Romsey revival triggers council anti-gaming crusade

March 27, 2024
Clyde Mooney

A Victorian club has reignited a 20-year debate and prompted a battle with Council by applying to revive the closed Romsey Hotel, incorporating the installation of 50 gaming machines.

Romsey Football Netball Club (RFNC) submitted an application to the Victorian Gambling and Casino Control Commission (VGCCC) for a $10 million renovation and extension on the pub, which has stood closed since 2017.

Locals are now being urged by Council to complete a survey on the application for EGMs at the pub. 

Macedon Ranges Shire Council (MRSC) anticipates Romsey will become a major town, boasting more than 10,000.

“There is overwhelming feedback from the Romsey community that they want a pub in their town,” the RFNC put to social media.

“There were six hotels in and around the town, but at the moment there are none and the possibility that Romsey will never again see a hotel.”

Artist rendition of the proposal

Nearly two decades ago, in 2004, a proposal on the same pub also included application for 50 gaming machines, later reduced to 30, but still ultimately rejected by Council after substantial community opposition. The VGCCC backed up this decision in 2006.

But the owner appealed the Commission’s decision to the Victorian Civil and Administrative Tribunal (VCAT), which overturned the ruling and approved the machines, determining any negative effects would be outweighed by the positive economic benefits to the area.

Council then appealed VCAT’s decision in the Supreme Court, which went on to rule the Tribunal erred in approving the application and overturned it again. This case set a precedent that continues to be cited.

This application proposes a multi-faceted venue catering to many markets, offering a café/bakery, bistro with al-fresco dining, wine bar, function space, sports bar and gaming lounge, open 10am-1am. The operation is expected to employ 100 full- and part-time staff and provide apprenticeships for young locals, and increase visitation to the town.
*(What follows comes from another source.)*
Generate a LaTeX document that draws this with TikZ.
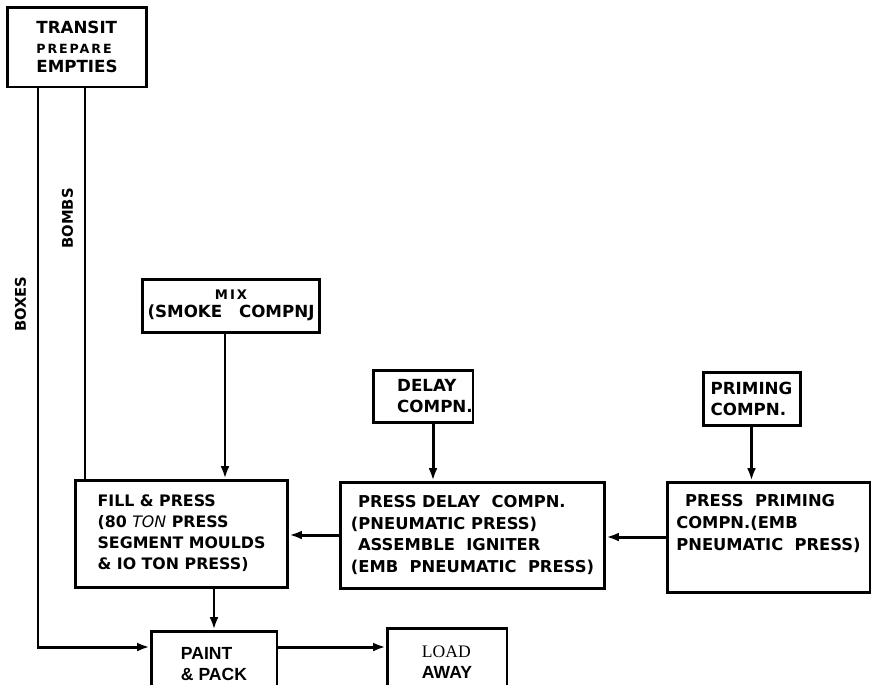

It has similarities to its ill-fated 2004 predecessor, but differs in addressing aspects relating to problem gaming and in the form of the applicant, in particular how profits will be distributed; plans outline the freehold owner and RFNC have formed a collaborative arrangement on Romsey community hotel whereby the Club receives the first $200k of profits then 30 per cent of remaining profits.

All its profits will be distributed to local clubs and charities, chosen in accordance with a committee.

MRSC has commissioned experience management consultancy Insync to deliver a Social and Economic Impact Assessment (SEIA), utilising the Victorian Electoral Commission database to directly mail all eligible Romsey residents and those within five kilometres of the venue. 

It says the plebiscite is a bid to help inform its submission to the VGCCC, noting the priority it places on the submission best representing “the sentiments of our community”. 

“We know this is an important matter for many Romsey residents and we want to ensure that we are giving as many eligible people (within five kilometres of the venue) as possible the opportunity to participate in our survey,” says Council’s Maria Weiss.

Eligible residents who haven’t directly received a letter can complete the survey, providing they show proof of residency.

Simultaneously, MRSC has also released a Gambling Harm Prevention Policy for community consultation, with the objective of saving the community from the negative impacts of gambling. 

The new draft policy includes 25 action points, such as Council actively discouraging new or additional EGMs, declining support for activities within venues with gambling, and notably, disallowing any form of gambling at Council-owned or managed sites.

This directly impacts the historic Kyneton Bowling Club, being the only gaming operator on the council’s land, and one of only three in the area.  

Games began at the Club in 1876, giving it claim to being the oldest bowls club in Victoria to have operated continually on the same site under the same name.

For more than a century it’s been a community sporting and social resource, but in 1995 was forced to introduce 25 gaming machines, “greatly to assist flagging finances”, which have since funded its expansion.

MSRC’s policy, according to Weiss, was developed considering local demographics, financial losses through EGMs in the region, feedback from the community, and “contemporary research” into gambling harms.

A date for the VGCCC hearing is yet to be announced.